2010 yılı ülkemizde "demokratik tekâmül" açısından önemli bir yıldı.
Özellikle
Balyoz soruşturması sebebiyle ilk kez
darbeye teşebbüs ettiğinden bahisle sorgulanan ve yargılanan
generalleri gördük.
YAŞ toplantısında
terfi ettirilmeyen ve ardından açığa alınan generaller önemli bir gelişmeydi.
En önemlisi ise "yetmez ama
evet" mottosuyla geçen 12
Eylül Anayasa değişikliği "Yeni
Türkiye Cumhuriyeti" için önemli bir kırılmaydı.
12 Eylül kelimesi, o zamana kadar çağrıştırdığı habis manadan kurtuldu.
Şiddet içermeyen her fikre bağrını açan, paranoyalarını geride bırakma eğiliminde bir Türkiye var.

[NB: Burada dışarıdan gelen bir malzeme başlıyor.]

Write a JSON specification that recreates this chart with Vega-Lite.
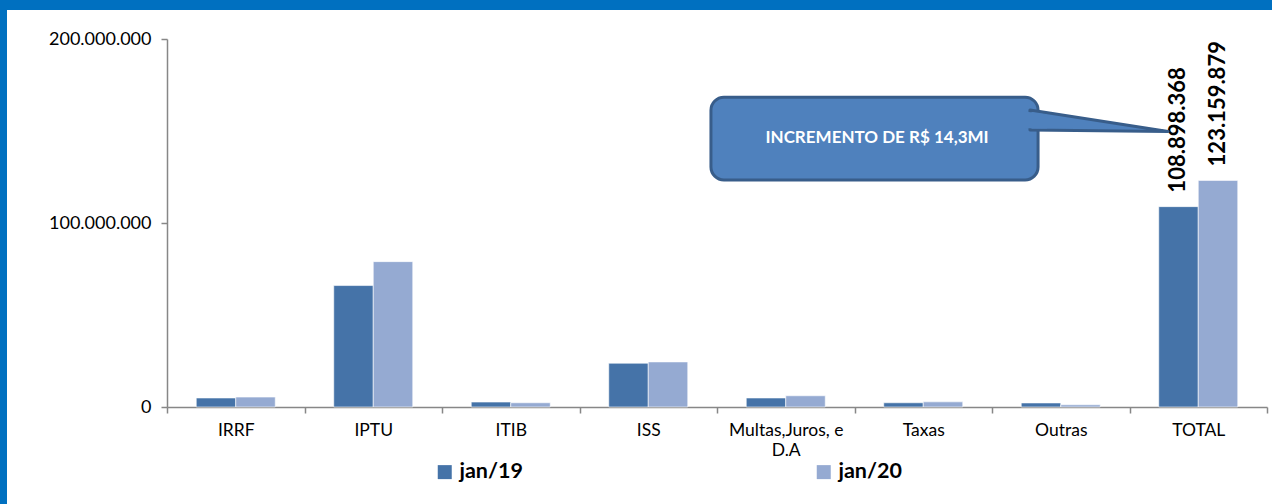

Demokratik Açılım, Cumhuriyet tarihinin en cesur kararıydı. Bu minvalde Kandil'den gelen PKK'lıların Habur'da verdiği görüntü,
açılıma ciddi bir darbe vurdu.
Yıl, BDP ve PKK'nın demokratik açılıma yaptığı sabotajlarla geçti.
Mavi
Marmara faciasında gözyaşlarına boğulduk. "One minute"in kararlı ruhu,
terör devleti İsrail'e karşı sertçe ortaya kondu.
WikiLeaks depremiyle sarsılmayan bir diplomasi var.
Artık MGK, siviller için askerlerle zorunlu bir mutabakat zemini olmaktan çıktı. Rutin bir danışma organı görüntüsüne doğru gidiyor.
Terörün askeri bir sorun olmadığı konusunda ciddi bir kamuoyu mutabakatı oluştu.
Kürt sorununda belki de en kritik viraja girildi.
2011 yılına kuşkusuz genel
seçim ve
yeni Anayasa çalışmaları mührünü vuracak.
Umarım demokrasimizin ilkbaharı bu yıl da devam eder.
Tarih elbette yine tekerrür edecek. Ama geçmişten ibret alalım ki, kötü yönleri değil güzel yönleri tekerrür etsin.
Yeni yılın tüm dünya için barış ve huzur getirmesini temenni ederim.